Florida U.S. Senator Rick Scott announced on Tuesday that he is backing legislation funding for the September 11th Victim Compensation Fund, which supports 9/11 survivors and first responders who have experienced health issues following the terrorist attacks.
Thirty-three Democratic U.S. senators are cosponsoring the legislation being sponsored by New York Democrat Kirsten Gillibrand. According to Congress.gov, Scott now becomes the tenth Republican to sign on as a co-sponsor.
“I was in New York City on September 11, 2001, and saw the terror and devastation inflicted on our nation,” Scott said in a written statement. “Americans around the world felt this attack. But for the survivors, first responders, and families of the victims, the tragedy continues each and every day.”
Marco Rubio, Florida’s other U.S. Senator, has not signed on as a co-sponsor. In the U.S. House of Representatives, 18 members of the Florida delegation are listed as co-sponsors.
The bill would extend the September 11th Victim Compensation Fund through 2090. The fund was first created in 2001 to support those who were injured or killed in the terrorist attack or while removing debris. It was renewed in 2011 and 2015 but is currently set to stop receiving claims after December 18, 2020.
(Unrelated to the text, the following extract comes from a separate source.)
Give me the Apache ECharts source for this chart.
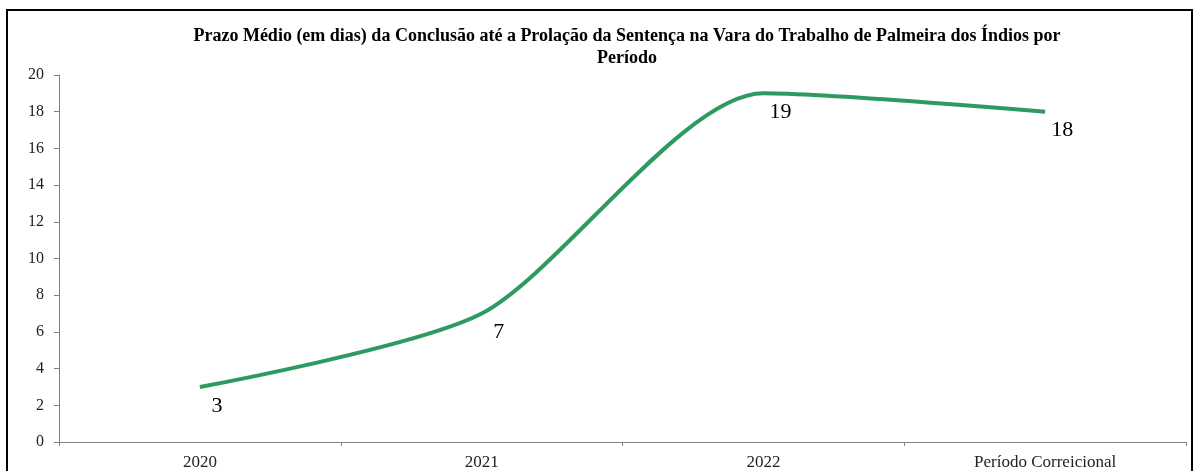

The $7.3 billion fund is in trouble, according to NPR. It has paid out about $5 billion to 21,000 claimants, but still has about 19,000 additional unpaid claims to address.
The House Judiciary Committee passed its version of the bill unanimously last week, a day after TV personality Jon Stewart gave emotional testimony at a 9/11 Victim Compensation Fund hearing. The comedian has since had sharp words with Senate Majority Leader Mitch McConnell, who says the Senate will eventually reauthorize funding.